Great news for the Port Authority of Kribi. The ASAF service line operating between Asia and the West African Coast will soon be back. The confirmation thereof, as well as the berthing schedule was published by CMA-CGM, one of the line operators. Four vessels are therefore expected next month, the first on Saturday 8 August 2020. “The resumption of ASAF operations is the result of sustained lobbying done by the Port Authority of Kribi, in close collaboration with KCT, concession holder of the Container Terminal and CMA-CGM local teams. Tariffs adjustments done by all and sundry have equally been an asset.
We should not forget the arrival of Key Players such as Maersk which give room to cooperation and therefore make service to Kribi viable.”, says Habib IYA, Head of the Sales and Marketing Directorate, PAK. It is worth noting that from 2 March to 9 December 2018, the first year of operations of the Port of Kribi, the ASAF service line made 32 ship calls out of 190 totalling 70,000 TEUS (transhipped). This accounted for half of the containerized traffic, i.e. 30% of the turnover of onshore activities (except feeders and other relay vessels). A good deal for PAK, but not for ASAF operators. Indeed, in the balance sheet, CMA-CGM recorded a deficit, all the more so as the strategy deployed did not yield local traffic development. However, the ASAF service served Kribi on a weekly basis.

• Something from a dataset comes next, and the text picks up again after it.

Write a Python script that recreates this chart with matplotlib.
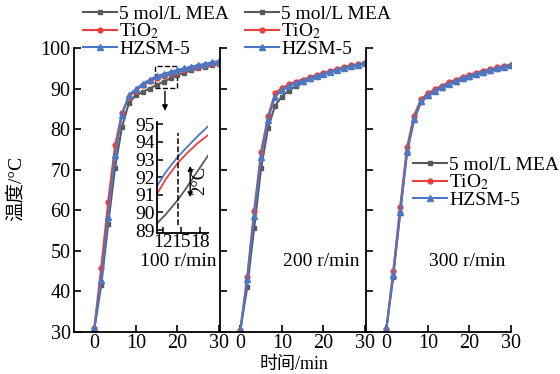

Asian ports were served by vessels with a capacity of 8000 TEUs, with Kribi as the hub port in Central Africa. Containers unloaded at PAK were dispatched to the secondary ports by means of feeders or by a second shipping line to Europe. It i now clear that operations will resume next month. Specific communication to clients is being prepared in this regard at the behest of PAK Operations Department (DEX). At the same time, the operator of the Container Terminal is preparing namely to manage docks and storage spaces for containers. As a matter of fact, since the opening of the local line MISAWA, operated by Maersk and CMA-CGM, handling rates have been significant, especially with berths of deep-draught ships, with more than 14.5 metres deep. This will reinforce PAK’s confidence in the attractiveness and infrastructural capacities of the Port of Kribi.